To make fundraising tasks feel easy and quick

  • hand over draft pitches to them that they can use for in-person donation demands
  • prepare draft emails asking for donations ready
  • give them old brochures, flyers and social media content for referencing to make designing easier
  • Do not burden them with more than one task per day – such as reaching out to one local business or restaurant, sending an invite to just 4-5 people over email, etc.
  • Make sure you plan the event during the holiday season or at a time when students typically do not have academic pressures
  • Keep enough time for planning and execution so that students do not feel pressured by tight deadlines for large fundraising events

5. Make it useful to them

Organize fundraisers that can provide to be learning grounds for students. Do not expect older students to simply stand at stalls and sell school merch or go door-to-door selling cookies.

Give them the opportunity to lead teams, talk to large corporates, network with influencial people.

Allow them to learn skills like
– people management
– time management
– setting goals
– laying down actionable plans
– drafting professional emails
– communicating clearly, etc

If students find that participating in fundraising activities would equip them with skills they otherwise won’t be able to develop, they would find the motivation to contribute to fundraising causes.
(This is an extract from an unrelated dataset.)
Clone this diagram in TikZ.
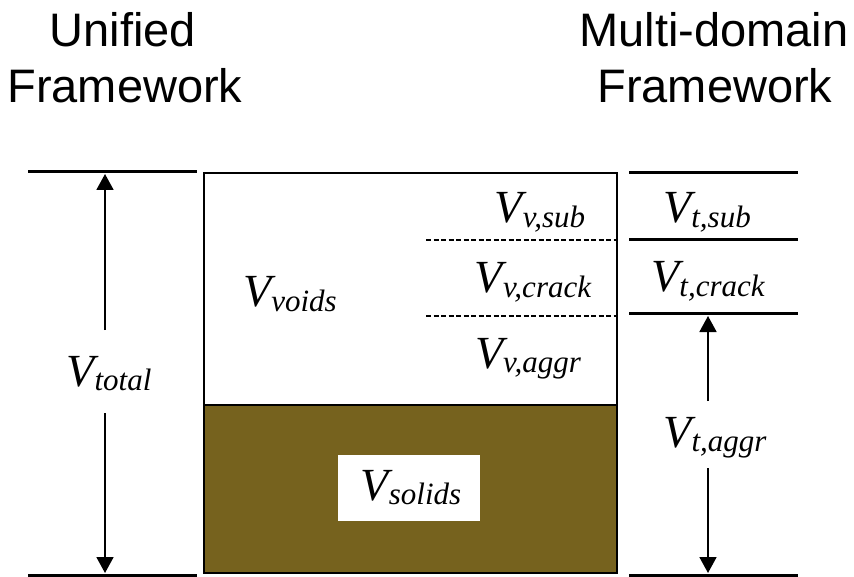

6. Work for causes that the students connect with

Before you announce a fundraising event for any cause, determine if your students feel a sense of connection towards it.

Students, especially, younger students do not feel drawn to larger causes like global warming, poverty, soil degeneration etc. But they may identify more with causes such as foster care fundraisers or fundraising for orphanges in the nearby area.

They may also be thrilled to participate in a donation drive for school supplies or to raise funds for school counselor office or for a school trip – ones of which they would be the direct beneficiaries.

Asking students to unite for causes that they feel deeply about is the most effortless solution to get them motivated for fundraising. Once they start seeing success with such initiatives, they may feel excited about setting bigger goals and targetting causes that have a larger impact.